The team chose Solution C, refactoring the parser to use std::string_view for temporary references and std::string only when persistence was required. This reduced heap allocations by 95% for typical FIX messages, improving throughput from 50,000 to 800,000 messages per second while maintaining memory safety.
Why does moving a short string that utilizes SSO internally perform a character copy rather than a pointer transfer, and how does this affect the moved-from object state?
In SSO mode, the character array resides directly within the std::string object (typically as a member of an internal union). Unlike heap-allocated strings where the move constructor simply transfers the char* pointer and nulls out the source, moving an SSO string requires copying the characters from the source's internal buffer to the destination's internal buffer. This is necessary because the source object will be destroyed, and its internal buffer along with it; the destination cannot point to memory inside the soon-to-be-destroyed source. Consequently, moving a small string has O(N) complexity rather than O(1), and the moved-from object remains in a valid but unspecified state (not empty), still containing its original characters until destruction or reassignment.
How does std::string maintain the C++11 requirement that c_str() and data() return null-terminated character arrays when operating in SSO mode, given that the internal buffer size is fixed?
The implementation ensures that the SSO buffer is always one byte larger than the maximum SSO capacity (e.g., 16 bytes total for a 15-character string). When storing a string of length N (where N < SSO_CAPACITY), the implementation writes the null terminator at position N in the local buffer. The data() and c_str() methods return a pointer to the beginning of this local buffer when in SSO mode, rather than the heap pointer. This guarantees null termination without additional allocation, satisfying the standard's requirements that c_str() returns const char* to a null-terminated string, and since C++11, that data() also points to a null-terminated array.
Why can the capacity() of an empty std::string vary between different standard library implementations (e.g., 15 vs 22), and what ABI implications does this have for mixing standard library versions?
The SSO buffer size is an implementation detail (libc++ typically uses 22 chars on 64-bit systems by exploiting alignment, while libstdc++ uses 15).

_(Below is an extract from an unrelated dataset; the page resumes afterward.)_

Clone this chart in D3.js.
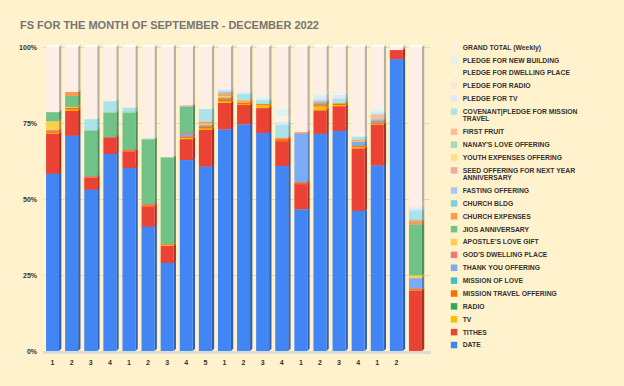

This size depends on how the implementation packs the size/capacity metadata alongside the local buffer within the std::string object layout (typically 32 bytes total). Because this is not standardized, mixing binaries compiled with different standard library implementations (e.g., passing a std::string from a GCC-compiled library to a Clang-compiled application) results in undefined behavior due to incompatible memory layouts. Candidates often assume std::string has a standard ABI, but it is one of the least portable types across library boundaries.